Gov. Rick Scott narrowly won re-election Tuesday by convincing voters he has Florida's economy on track and has moderated his positions in areas such as education and the environment. In his second term, the governor should continue to build on the more positive direction he has taken over the last year and follow through on campaign pledges to invest more in Florida and its people.
This was a brutal, negative gubernatorial race on all sides. The Republican incumbent and Democrat Charlie Crist set records for campaign spending and negative attacks. Both candidates were unpopular and spent little time offering a vision for Florida's future, and instead rehashed the past and fought over who was responsible for changes in the economy. Scott won by transforming from a tea party-backed governor who slashed spending on public schools and higher education to one trumpeting investment in education and Everglades restoration.
Now is the time for Scott to demonstrate to voters that his evolution to a more pragmatic politician is more than a campaign ploy. While education spending is returning to record levels as enrollment grows, the per pupil spending still lags. And Scott will need to follow through on his campaign promise to re-examine school testing and accountability measures to ensure they are fair and contribute to student achievement.
Scott's recent embrace of springs and Everglades restoration is welcome. But such environmental investments will mean little unless the state recommits to growth management practices that ensure sustainability for the state's growing population.
The governor also has taken credit for the economic recovery and creating thousands of jobs, but many Floridians are still struggling with everyday expenses. In his second term, the governor should focus as much attention on their concerns about electricity rates and property insurance premiums as he has on tax breaks for corporations.

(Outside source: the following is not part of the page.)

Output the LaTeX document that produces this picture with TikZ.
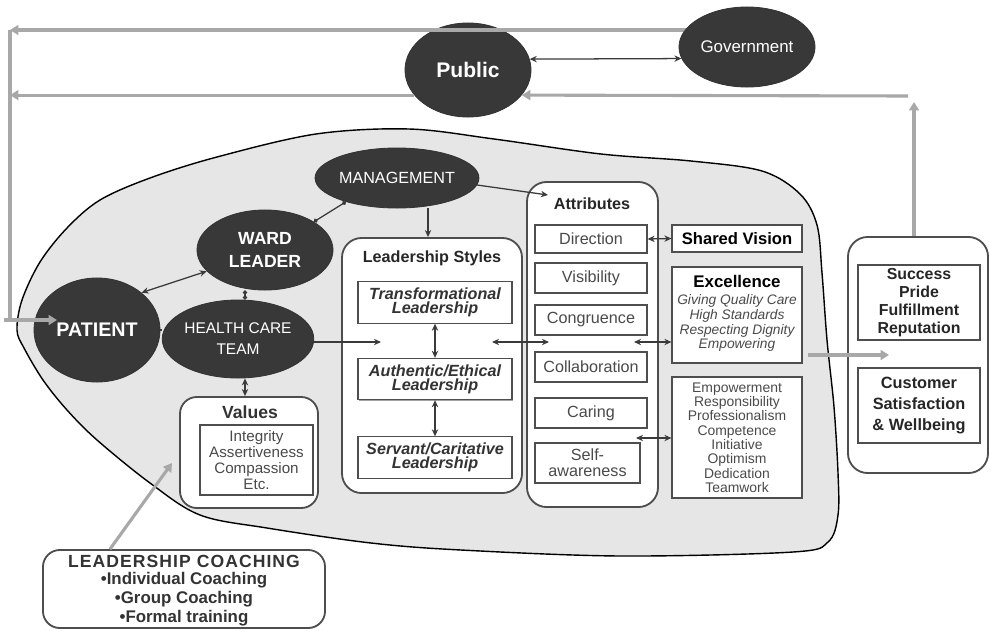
\documentclass[tikz,border=0pt]{standalone}
\usepackage{fontspec}
\setmainfont{Liberation Sans}
\usetikzlibrary{arrows.meta,shapes.geometric,shadows}
\definecolor{ell}{HTML}{383838}
\definecolor{blobc}{HTML}{E6E6E6}
\definecolor{glc}{HTML}{A8A8A8}
\definecolor{dlc}{HTML}{3A3A3A}
\definecolor{bord}{HTML}{4E4E4E}
\definecolor{txtg}{HTML}{4A4A4A}
\begin{document}
\begin{tikzpicture}[x=0.025cm,y=-0.025cm,
  oval/.style={ellipse, fill=ell, draw=black!80, line width=0.6pt, text=white, inner sep=0pt, align=center},
  rbox/.style={draw=bord, line width=1.3pt, fill=white, inner sep=0pt},
  ibox/.style={draw=bord, line width=0.8pt, fill=white, inner sep=1pt, align=center,
    drop shadow={shadow xshift=0.8pt, shadow yshift=-0.8pt, fill=black!45, opacity=0.8}},
  ttl/.style={font=\bfseries\fontsize{11.5}{12}\selectfont, text=black!85, inner sep=0pt},
  itm/.style={ibox, font=\fontsize{11.5}{11.3}\selectfont, text=txtg, minimum width=2.8cm, minimum height=0.75cm},
  lsb/.style={ibox, font=\bfseries\itshape\fontsize{11.5}{10}\selectfont, text=black!80, minimum width=3.85cm, minimum height=1.03cm},
  darr/.style={draw=dlc, line width=0.9pt, {Stealth[length=5pt,width=4.5pt]}-{Stealth[length=5pt,width=4.5pt]}},
  sarr/.style={draw=dlc, line width=0.9pt, -{Stealth[length=5pt,width=4.5pt]}},
  carr/.style={draw=dlc, line width=0.9pt, {Circle[length=3pt]}-{Circle[length=3pt]}},
  garr/.style={draw=glc, line width=2.2pt, -{Triangle[length=6pt,width=7pt]}},
  gplain/.style={draw=glc, line width=2.2pt}
]
\useasboundingbox (0,0) rectangle (990,632);
\fill[white] (0,0) rectangle (990,632);

% blob
\draw[fill=blobc, draw=black, line width=1pt] plot[smooth cycle, tension=0.55] coordinates {
 (17,330) (22,300) (40,262) (67,228) (100,200) (150,178) (217,157) (316,134) (409,129)
 (494,139) (601,154) (691,161) (762,171) (800,194) (817,225) (822,273) (827,340)
 (834,407) (838,473) (838,515) (828,542) (793,552) (621,556) (461,550) (371,543)
 (267,528) (200,515) (150,483) (97,440) (67,410) (43,380) (24,348)};

% coordinates
\coordinate (gx) at (740,30);
\coordinate (ltop) at (10,30);
\coordinate (lbot) at (10,320);
\coordinate (pout) at (4,320);
\coordinate (pin) at (57,320);
\coordinate (upx) at (914,102);
\coordinate (ucorner) at (908,96);
\coordinate (eo1) at (808,355);
\coordinate (eo2) at (889,355);
\coordinate (cx) at (110,0);
\coordinate (ct) at (172,463);
\coordinate (vx) at (245,0);
\coordinate (vx2) at (428,0);
\coordinate (attrin) at (548,195);
\coordinate (lsin) at (381,342);
\coordinate (lsa1) at (492,342);
\coordinate (lsa2) at (549,342);
\coordinate (ae1) at (634,342);
\coordinate (sl1) at (636,438);

% ellipses
\node[oval, minimum width=3.15cm, minimum height=2.35cm, font=\bfseries\fontsize{15}{16}\selectfont] (public) at (468,70) {Public};
\draw[garr] (gx) -- (ltop);
\node[oval, minimum width=3.4cm, minimum height=2.0cm, font=\fontsize{12}{14}\selectfont] (gov) at (747,47) {Government};
\node[oval, minimum width=3.25cm, minimum height=1.5cm, font=\fontsize{11.5}{13}\selectfont] (mgmt) at (397,178) {MANAGEMENT};
\node[oval, minimum width=3.4cm, minimum height=2.0cm, font=\bfseries\fontsize{12.5}{16}\selectfont] (ward) at (265,250) {WARD\\LEADER};
\node[oval, minimum width=3.15cm, minimum height=2.6cm, font=\bfseries\fontsize{14}{16}\selectfont] (patient) at (97,330) {PATIENT};
\node[oval, minimum width=3.4cm, minimum height=1.95cm, font=\fontsize{11}{15}\selectfont] (hct) at (238,339) {HEALTH CARE\\TEAM};

% leadership styles
\node[rbox, rounded corners=14pt, minimum width=4.5cm, minimum height=6.375cm] (ls) at (432,365.5) {};
\node[ttl] (lst) at (432,258) {Leadership Styles};
\node[lsb] (tr) at (435,302.5) {Transformational\\Leadership};
\node[lsb] (au) at (435,379) {Authentic/Ethical\\Leadership};
\node[lsb] (se) at (435,457.5) {Servant/Caritative\\Leadership};

% attributes
\node[rbox, rounded corners=14pt, minimum width=3.275cm, minimum height=8.125cm] (attr) at (592.5,344.5) {};
\node[ttl] (attrt) at (592,204) {Attributes};
\node[itm, minimum height=0.7cm] (dir) at (591,239) {Direction};
\node[itm] (vis) at (591,278) {Visibility};
\node[itm] (con) at (591,320) {Congruence};
\node[itm] (col) at (591,367) {Collaboration};
\node[itm] (car) at (591,413) {Caring};
\node[itm, minimum width=2.625cm, minimum height=1.0cm] (saw) at (587.5,463) {Self-\\awareness};

% right column
\node[ibox, minimum width=3.25cm, minimum height=0.675cm, font=\bfseries\fontsize{11.8}{12}\selectfont] (sv) at (737,238.5) {Shared Vision};
\node[ibox, minimum width=3.25cm, minimum height=2.4cm] (exc) at (737,315) {};
\node[inner sep=0pt, font=\bfseries\fontsize{12}{13}\selectfont] (exct) at (737,281) {Excellence};
\node[inner sep=0pt, align=center, text=txtg, font=\itshape\fontsize{9.8}{10.6}\selectfont] (excl) at (737,323) {Giving Quality Care\\High Standards\\Respecting Dignity\\Empowering};
\node[ibox, minimum width=3.25cm, minimum height=3.025cm, text=txtg, font=\fontsize{9.9}{10.2}\selectfont] (lst2) at (737,437.5) {Empowerment\\Responsibility\\Professionalism\\Competence\\Initiative\\Optimism\\Dedication\\Teamwork};

% outcomes
\node[rbox, rounded corners=14pt, minimum width=3.5cm, minimum height=5.9cm] (outc) at (918,355) {};
\node[ibox, minimum width=3.05cm, minimum height=1.875cm, font=\bfseries\fontsize{11.3}{12.8}\selectfont, text=black!85] (succ) at (919,302.5) {Success\\Pride\\Fulfillment\\Reputation};
\node[ibox, minimum width=3.05cm, minimum height=1.875cm, font=\bfseries\fontsize{11.6}{15}\selectfont, text=black!85] (cust) at (919,405.5) {Customer\\Satisfaction\\\& Wellbeing};

% values
\node[rbox, rounded corners=12pt, minimum width=3.45cm, minimum height=2.775cm] (val) at (249,452.5) {};
\node[inner sep=0pt, font=\bfseries\fontsize{12.5}{13}\selectfont, text=black!80] (valt) at (250,412) {Values};
\node[ibox, minimum width=2.825cm, minimum height=1.75cm, text=txtg, font=\fontsize{10.8}{11.5}\selectfont] (vin) at (256.5,460) {Integrity\\Assertiveness\\Compassion\\Etc.};

% coaching
\node[rbox, rounded corners=12pt, minimum width=7.05cm, minimum height=1.95cm] (coach) at (184,589) {};
\node[inner sep=0pt, font=\bfseries\fontsize{12.5}{14}\selectfont\addfontfeatures{LetterSpace=6}, text=black!80] (coacht) at (184,561) {LEADERSHIP COACHING};
\node[inner sep=0pt, align=center, font=\bfseries\fontsize{12}{13.6}\selectfont, text=black!80] (coachl) at (184,599) {•Individual Coaching\\•Group Coaching\\•Formal training};

% gray connectors
\draw[garr] (public.-155) -- (public.-155 -| ltop);
\draw[gplain] (ltop) -- (lbot);
\draw[garr] (pout) -- (pin);
\draw[garr] (outc.north -| upx) -- (upx);
\draw[garr] (ucorner) -- (public.-25);
\draw[garr] (eo1) -- (eo2);
\draw[garr] (coach.north -| cx) -- (ct);

% dark connectors
\draw[darr] (public.10) -- (gov.190);
\draw[darr] (ward.200) -- (patient.40);
\draw[carr] (ward.south -| vx) -- (hct.north -| vx);
\draw[dlc, line width=0.9pt] (patient.east) -- (patient.east -| hct.west);
\draw[sarr] (hct.east |- lsin) -- (lsin);
\draw[darr] (hct.south -| vx) -- (val.north -| vx);
\draw[carr] (mgmt.205) -- (ward.30);
\draw[sarr] (mgmt.south -| vx2) -- (ls.north -| vx2);
\draw[sarr] (mgmt.-5) -- (attrin);
\draw[darr] (tr.south) -- (au.north);
\draw[darr] (au.south) -- (se.north);
\draw[darr] (lsa1) -- (lsa2);
\draw[darr] (ae1) -- (exc.west |- ae1);
\draw[darr] (dir.east) -- (sv.west);
\draw[darr] (sl1) -- (lst2.west |- sl1);
\end{tikzpicture}
\end{document}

Scott made significant inroads in his first term in improving Florida's ports. But he canceled the high-speed rail line from Tampa to Orlando, and other transportation planning has centered on roads, most of them requiring tolls. His obfuscation on the proposed All Aboard Florida rail line in southeast Florida fueled distrust of a potentially worthwhile project. The governor should recommit to examining all transportation options.

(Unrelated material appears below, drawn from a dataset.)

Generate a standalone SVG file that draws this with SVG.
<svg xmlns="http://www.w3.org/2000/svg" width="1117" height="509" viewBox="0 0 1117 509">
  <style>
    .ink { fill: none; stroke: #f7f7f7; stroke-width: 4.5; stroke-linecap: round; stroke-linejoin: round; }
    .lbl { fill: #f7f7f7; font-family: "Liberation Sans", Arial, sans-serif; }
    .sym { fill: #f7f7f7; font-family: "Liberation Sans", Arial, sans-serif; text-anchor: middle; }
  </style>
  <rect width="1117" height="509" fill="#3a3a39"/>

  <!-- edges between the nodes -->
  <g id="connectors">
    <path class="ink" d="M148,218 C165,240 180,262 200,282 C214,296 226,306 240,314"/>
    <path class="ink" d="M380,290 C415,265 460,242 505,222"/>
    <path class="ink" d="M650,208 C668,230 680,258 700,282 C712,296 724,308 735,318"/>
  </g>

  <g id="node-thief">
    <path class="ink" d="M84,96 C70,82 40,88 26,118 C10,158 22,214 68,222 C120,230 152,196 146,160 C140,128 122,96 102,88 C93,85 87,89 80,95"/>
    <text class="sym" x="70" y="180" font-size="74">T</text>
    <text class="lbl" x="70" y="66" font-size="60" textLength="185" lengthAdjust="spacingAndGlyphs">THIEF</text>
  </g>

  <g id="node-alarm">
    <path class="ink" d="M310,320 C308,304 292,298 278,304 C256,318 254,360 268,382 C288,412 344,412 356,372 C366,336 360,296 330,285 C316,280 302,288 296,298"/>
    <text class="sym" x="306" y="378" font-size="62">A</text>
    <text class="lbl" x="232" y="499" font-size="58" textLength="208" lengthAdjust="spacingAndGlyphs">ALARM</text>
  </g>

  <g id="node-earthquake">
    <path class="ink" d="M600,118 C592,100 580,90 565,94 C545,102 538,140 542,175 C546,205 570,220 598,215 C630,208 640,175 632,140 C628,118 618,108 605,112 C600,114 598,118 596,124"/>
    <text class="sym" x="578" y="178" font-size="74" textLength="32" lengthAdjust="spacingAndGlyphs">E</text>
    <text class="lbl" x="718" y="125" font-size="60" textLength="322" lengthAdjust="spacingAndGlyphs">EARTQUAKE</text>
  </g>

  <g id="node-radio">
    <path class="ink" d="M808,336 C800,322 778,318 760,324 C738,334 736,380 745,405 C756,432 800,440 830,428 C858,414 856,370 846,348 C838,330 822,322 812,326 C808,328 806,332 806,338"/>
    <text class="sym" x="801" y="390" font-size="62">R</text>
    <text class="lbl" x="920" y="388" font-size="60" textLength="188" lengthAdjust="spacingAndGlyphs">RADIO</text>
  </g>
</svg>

Nearly 1 million Floridians don't have health insurance because they make too much money for traditional Medicaid but too little to qualify for subsidies under the Affordable Care Act. Scott should follow through on his support for accepting billions in federal Medicaid expansion dollars and press the Republican-led Legislature to take the money.
Finally, the governor should recommit himself to open government, including being more transparent with family finances that still list him as a trustee. Floridians have a right to know what their government is doing and if their elected leaders have potential conflicts.
Scott won a second term by characterizing Crist as a flip-flopper who could not be trusted, taking credit for the economic rebound and moderating his policy positions. Now he has an opportunity to reward the voters' faith in him by continuing to move toward the center.